## Task goal:
Please set down all the lines beneath this one exactly, without the pictures.

· · · ·

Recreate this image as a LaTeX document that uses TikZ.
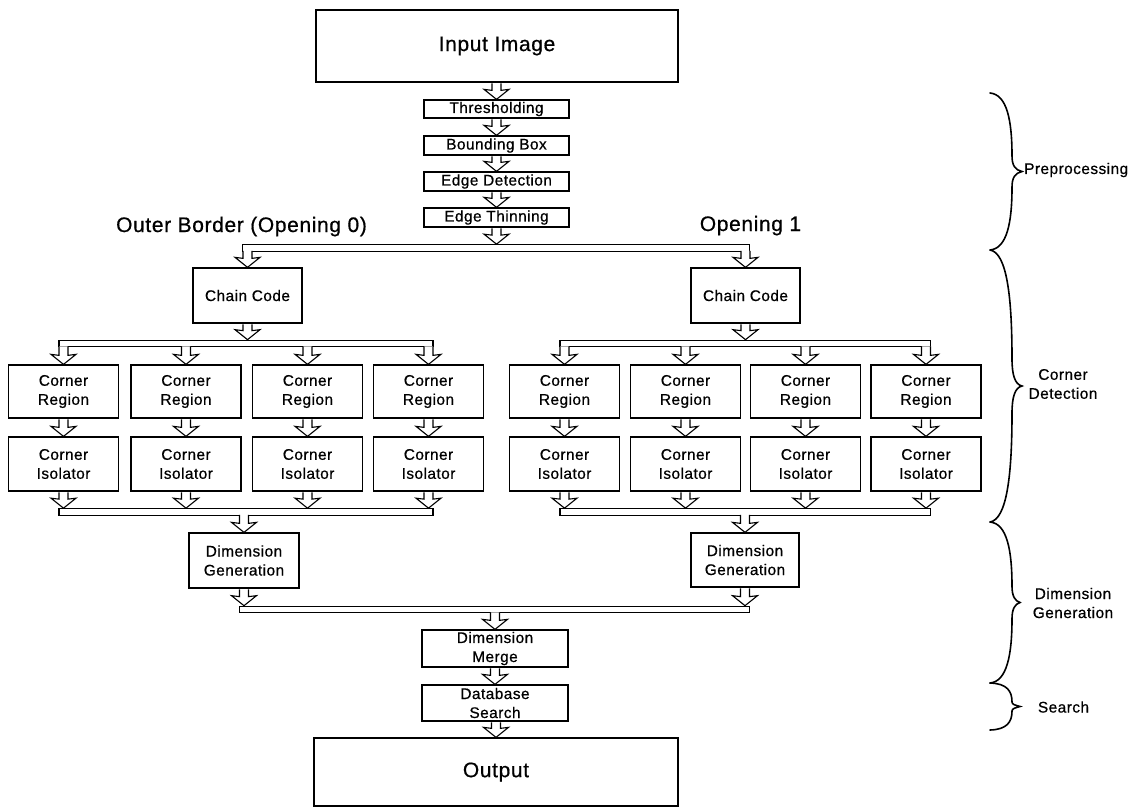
\documentclass[tikz,border=0pt]{standalone}
\usepackage{fontspec}
\setmainfont{Liberation Sans}[FakeBold=0.6,LetterSpace=3]
\usetikzlibrary{calc}
\newcommand{\mfont}{\fontsize{15.4pt}{19pt}\selectfont}
\newcommand{\lfont}{\fontsize{21pt}{26pt}\selectfont}
% block arrow: #1 start offset, #2 start coordinate, #3 end coordinate (x taken from end)
\newcommand{\barrow}[3][-0.7pt]{%
  \draw[arr] let \p1=#2, \p2=#3 in
    (\x2-4.5pt,\y1+#1) -- (\x2-4.5pt,\y2+9pt) -- (\x2-12.5pt,\y2+10pt) -- (\x2,\y2)
    -- (\x2+12.5pt,\y2+10pt) -- (\x2+4.5pt,\y2+9pt) -- (\x2+4.5pt,\y1+#1);}
% curly brace on the right: #1 top y, #2 bottom y, #3 tip x
\newcommand{\sidebrace}[3]{%
  \pgfmathsetmacro{\ym}{(#1+#2)/2}%
  \pgfmathsetmacro{\hh}{(#2-#1)/2}%
  \draw[brc] (990,#1) .. controls (1007,#1+0.02*\hh) and (1012,#1+0.35*\hh) .. (1012,#1+0.8*\hh)
    .. controls (1012,\ym-0.08*\hh) and (1015,\ym-1.5) .. (#3,\ym)
    .. controls (1015,\ym+1.5) and (1012,\ym+0.08*\hh) .. (1012,#2-0.8*\hh)
    .. controls (1012,#2-0.35*\hh) and (1007,#2-0.02*\hh) .. (990,#2);}
\begin{document}
\begin{tikzpicture}[x=1pt,y=-1pt,
  box/.style={draw,line width=1.3pt,fill=white,inner sep=0pt,align=center,font=\mfont},
  bigbox/.style={box,font=\lfont},
  bus/.style={draw,line width=1.2pt,fill=white,inner sep=0pt,minimum height=6.5pt},
  arr/.style={draw,fill=white,line width=1.1pt,line join=miter},
  brc/.style={draw,line width=1.6pt,line cap=round},
  lbl/.style={inner sep=0pt,align=center,font=\mfont},
  ttl/.style={inner sep=0pt,font=\lfont,anchor=base}]
\useasboundingbox[fill=white] (0,0) rectangle (1140,809);

% buses
\node[bus,minimum width=507pt] (bus1) at (496,248) {};
\node[bus,minimum width=374pt] (bus2L) at (246,343.5) {};
\node[bus,minimum width=370.5pt] (bus2R) at (745.25,343.5) {};
\node[bus,minimum width=374pt] (bus3L) at (246,512) {};
\node[bus,minimum width=370.5pt] (bus3R) at (745.25,512) {};
\node[bus,minimum width=510pt] (bus4) at (494.5,609.5) {};

% preprocessing column
\node[bigbox,minimum width=362pt,minimum height=72pt] (inimg) at (497,46) {Input Image};
\node[box,minimum width=145pt,minimum height=18pt] (thr) at (496.5,109) {Thresholding};
\node[box,minimum width=145pt,minimum height=19pt] (bbx) at (496.5,145.5) {Bounding Box};
\node[box,minimum width=145pt,minimum height=19pt] (edt) at (496.5,181.5) {Edge Detection};
\node[box,minimum width=145pt,minimum height=19pt] (eth) at (496.5,217.5) {Edge Thinning};

\node[ttl] (t0) at (241.5,232) {Outer Border (Opening 0)};
\node[ttl] (t1) at (750.5,231) {Opening 1};

% chain codes
\node[box,minimum width=109pt,minimum height=55pt] (ccL) at (247.5,295.5) {Chain Code};
\node[box,minimum width=109pt,minimum height=55pt] (ccR) at (745.5,295.5) {Chain Code};

% corner regions / isolators
\foreach \k/\x in {1/63.5,2/186,3/307.5,4/428.5,5/564.5,6/685.5,7/805.5,8/926}{
  \node[box,minimum width=110pt,minimum height=53pt] (cr\k) at (\x,391.5) {Corner\\Region};
  \node[box,minimum width=110pt,minimum height=54pt] (ci\k) at (\x,464) {Corner\\Isolator};
}

% dimension generation
\node[box,minimum width=110pt,minimum height=55pt] (dgL) at (244,560.5) {Dimension\\Generation};
\node[box,minimum width=108pt,minimum height=54pt] (dgR) at (745,560) {Dimension\\Generation};

\node[box,minimum width=146pt,minimum height=37pt] (mrg) at (495,648.5) {Dimension\\Merge};
\node[box,minimum width=146pt,minimum height=36pt] (dbs) at (495,703) {Database\\Search};
\node[bigbox,minimum width=364pt,minimum height=68pt] (out) at (496,772) {Output};

% arrows
\barrow{(inimg.south)}{(thr.north)}
\barrow{(thr.south)}{(bbx.north)}
\barrow{(bbx.south)}{(edt.north)}
\barrow{(edt.south)}{(eth.north)}
\barrow{(eth.south)}{(eth.south |- bus1.north)}
\barrow[1pt]{(ccL.north |- bus1.south)}{(ccL.north)}
\barrow[1pt]{(ccR.north |- bus1.south)}{(ccR.north)}
\barrow{(ccL.south)}{(ccL.south |- bus2L.north)}
\barrow{(ccR.south)}{(ccR.south |- bus2R.north)}
\foreach \k in {1,2,3,4}{
  \barrow[1pt]{(cr\k.north |- bus2L.south)}{(cr\k.north)}
  \barrow{(cr\k.south)}{(ci\k.north)}
  \barrow{(ci\k.south)}{(ci\k.south |- bus3L.north)}
}
\foreach \k in {5,6,7,8}{
  \barrow[1pt]{(cr\k.north |- bus2R.south)}{(cr\k.north)}
  \barrow{(cr\k.south)}{(ci\k.north)}
  \barrow{(ci\k.south)}{(ci\k.south |- bus3R.north)}
}
\barrow[1pt]{(dgL.north |- bus3L.south)}{(dgL.north)}
\barrow[1pt]{(dgR.north |- bus3R.south)}{(dgR.north)}
\barrow{(dgL.south)}{(dgL.south |- bus4.north)}
\barrow{(dgR.south)}{(dgR.south |- bus4.north)}
\barrow[1pt]{(mrg.north |- bus4.south)}{(mrg.north)}
\barrow{(mrg.south)}{(dbs.north)}
\barrow{(dbs.south)}{(out.north)}

% braces and stage labels
\sidebrace{93}{250}{1022}
\sidebrace{250}{522}{1022}
\sidebrace{522}{683}{1020}
\sidebrace{683}{730}{1020}
\node[lbl,anchor=west] (lp) at (1024,170) {Preprocessing};
\node[lbl] (lc) at (1063,384) {Corner\\Detection};
\node[lbl] (ld) at (1073,603) {Dimension\\Generation};
\node[lbl] (ls) at (1063.5,707) {Search};
\end{tikzpicture}
\end{document}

· · · ·

## Result for this task:
Recreate this image as a LaTeX document that uses TikZ.
\documentclass[tikz,border=0pt]{standalone}
\usepackage{fontspec}
\setmainfont{Liberation Sans}[FakeBold=0.6,LetterSpace=3]
\usetikzlibrary{calc}
\newcommand{\mfont}{\fontsize{15.4pt}{19pt}\selectfont}
\newcommand{\lfont}{\fontsize{21pt}{26pt}\selectfont}
% block arrow: #1 start offset, #2 start coordinate, #3 end coordinate (x taken from end)
\newcommand{\barrow}[3][-0.7pt]{%
  \draw[arr] let \p1=#2, \p2=#3 in
    (\x2-4.5pt,\y1+#1) -- (\x2-4.5pt,\y2+9pt) -- (\x2-12.5pt,\y2+10pt) -- (\x2,\y2)
    -- (\x2+12.5pt,\y2+10pt) -- (\x2+4.5pt,\y2+9pt) -- (\x2+4.5pt,\y1+#1);}
% curly brace on the right: #1 top y, #2 bottom y, #3 tip x
\newcommand{\sidebrace}[3]{%
  \pgfmathsetmacro{\ym}{(#1+#2)/2}%
  \pgfmathsetmacro{\hh}{(#2-#1)/2}%
  \draw[brc] (990,#1) .. controls (1007,#1+0.02*\hh) and (1012,#1+0.35*\hh) .. (1012,#1+0.8*\hh)
    .. controls (1012,\ym-0.08*\hh) and (1015,\ym-1.5) .. (#3,\ym)
    .. controls (1015,\ym+1.5) and (1012,\ym+0.08*\hh) .. (1012,#2-0.8*\hh)
    .. controls (1012,#2-0.35*\hh) and (1007,#2-0.02*\hh) .. (990,#2);}
\begin{document}
\begin{tikzpicture}[x=1pt,y=-1pt,
  box/.style={draw,line width=1.3pt,fill=white,inner sep=0pt,align=center,font=\mfont},
  bigbox/.style={box,font=\lfont},
  bus/.style={draw,line width=1.2pt,fill=white,inner sep=0pt,minimum height=6.5pt},
  arr/.style={draw,fill=white,line width=1.1pt,line join=miter},
  brc/.style={draw,line width=1.6pt,line cap=round},
  lbl/.style={inner sep=0pt,align=center,font=\mfont},
  ttl/.style={inner sep=0pt,font=\lfont,anchor=base}]
\useasboundingbox[fill=white] (0,0) rectangle (1140,809);

% buses
\node[bus,minimum width=507pt] (bus1) at (496,248) {};
\node[bus,minimum width=374pt] (bus2L) at (246,343.5) {};
\node[bus,minimum width=370.5pt] (bus2R) at (745.25,343.5) {};
\node[bus,minimum width=374pt] (bus3L) at (246,512) {};
\node[bus,minimum width=370.5pt] (bus3R) at (745.25,512) {};
\node[bus,minimum width=510pt] (bus4) at (494.5,609.5) {};

% preprocessing column
\node[bigbox,minimum width=362pt,minimum height=72pt] (inimg) at (497,46) {Input Image};
\node[box,minimum width=145pt,minimum height=18pt] (thr) at (496.5,109) {Thresholding};
\node[box,minimum width=145pt,minimum height=19pt] (bbx) at (496.5,145.5) {Bounding Box};
\node[box,minimum width=145pt,minimum height=19pt] (edt) at (496.5,181.5) {Edge Detection};
\node[box,minimum width=145pt,minimum height=19pt] (eth) at (496.5,217.5) {Edge Thinning};

\node[ttl] (t0) at (241.5,232) {Outer Border (Opening 0)};
\node[ttl] (t1) at (750.5,231) {Opening 1};

% chain codes
\node[box,minimum width=109pt,minimum height=55pt] (ccL) at (247.5,295.5) {Chain Code};
\node[box,minimum width=109pt,minimum height=55pt] (ccR) at (745.5,295.5) {Chain Code};

% corner regions / isolators
\foreach \k/\x in {1/63.5,2/186,3/307.5,4/428.5,5/564.5,6/685.5,7/805.5,8/926}{
  \node[box,minimum width=110pt,minimum height=53pt] (cr\k) at (\x,391.5) {Corner\\Region};
  \node[box,minimum width=110pt,minimum height=54pt] (ci\k) at (\x,464) {Corner\\Isolator};
}

% dimension generation
\node[box,minimum width=110pt,minimum height=55pt] (dgL) at (244,560.5) {Dimension\\Generation};
\node[box,minimum width=108pt,minimum height=54pt] (dgR) at (745,560) {Dimension\\Generation};

\node[box,minimum width=146pt,minimum height=37pt] (mrg) at (495,648.5) {Dimension\\Merge};
\node[box,minimum width=146pt,minimum height=36pt] (dbs) at (495,703) {Database\\Search};
\node[bigbox,minimum width=364pt,minimum height=68pt] (out) at (496,772) {Output};

% arrows
\barrow{(inimg.south)}{(thr.north)}
\barrow{(thr.south)}{(bbx.north)}
\barrow{(bbx.south)}{(edt.north)}
\barrow{(edt.south)}{(eth.north)}
\barrow{(eth.south)}{(eth.south |- bus1.north)}
\barrow[1pt]{(ccL.north |- bus1.south)}{(ccL.north)}
\barrow[1pt]{(ccR.north |- bus1.south)}{(ccR.north)}
\barrow{(ccL.south)}{(ccL.south |- bus2L.north)}
\barrow{(ccR.south)}{(ccR.south |- bus2R.north)}
\foreach \k in {1,2,3,4}{
  \barrow[1pt]{(cr\k.north |- bus2L.south)}{(cr\k.north)}
  \barrow{(cr\k.south)}{(ci\k.north)}
  \barrow{(ci\k.south)}{(ci\k.south |- bus3L.north)}
}
\foreach \k in {5,6,7,8}{
  \barrow[1pt]{(cr\k.north |- bus2R.south)}{(cr\k.north)}
  \barrow{(cr\k.south)}{(ci\k.north)}
  \barrow{(ci\k.south)}{(ci\k.south |- bus3R.north)}
}
\barrow[1pt]{(dgL.north |- bus3L.south)}{(dgL.north)}
\barrow[1pt]{(dgR.north |- bus3R.south)}{(dgR.north)}
\barrow{(dgL.south)}{(dgL.south |- bus4.north)}
\barrow{(dgR.south)}{(dgR.south |- bus4.north)}
\barrow[1pt]{(mrg.north |- bus4.south)}{(mrg.north)}
\barrow{(mrg.south)}{(dbs.north)}
\barrow{(dbs.south)}{(out.north)}

% braces and stage labels
\sidebrace{93}{250}{1022}
\sidebrace{250}{522}{1022}
\sidebrace{522}{683}{1020}
\sidebrace{683}{730}{1020}
\node[lbl,anchor=west] (lp) at (1024,170) {Preprocessing};
\node[lbl] (lc) at (1063,384) {Corner\\Detection};
\node[lbl] (ld) at (1073,603) {Dimension\\Generation};
\node[lbl] (ls) at (1063.5,707) {Search};
\end{tikzpicture}
\end{document}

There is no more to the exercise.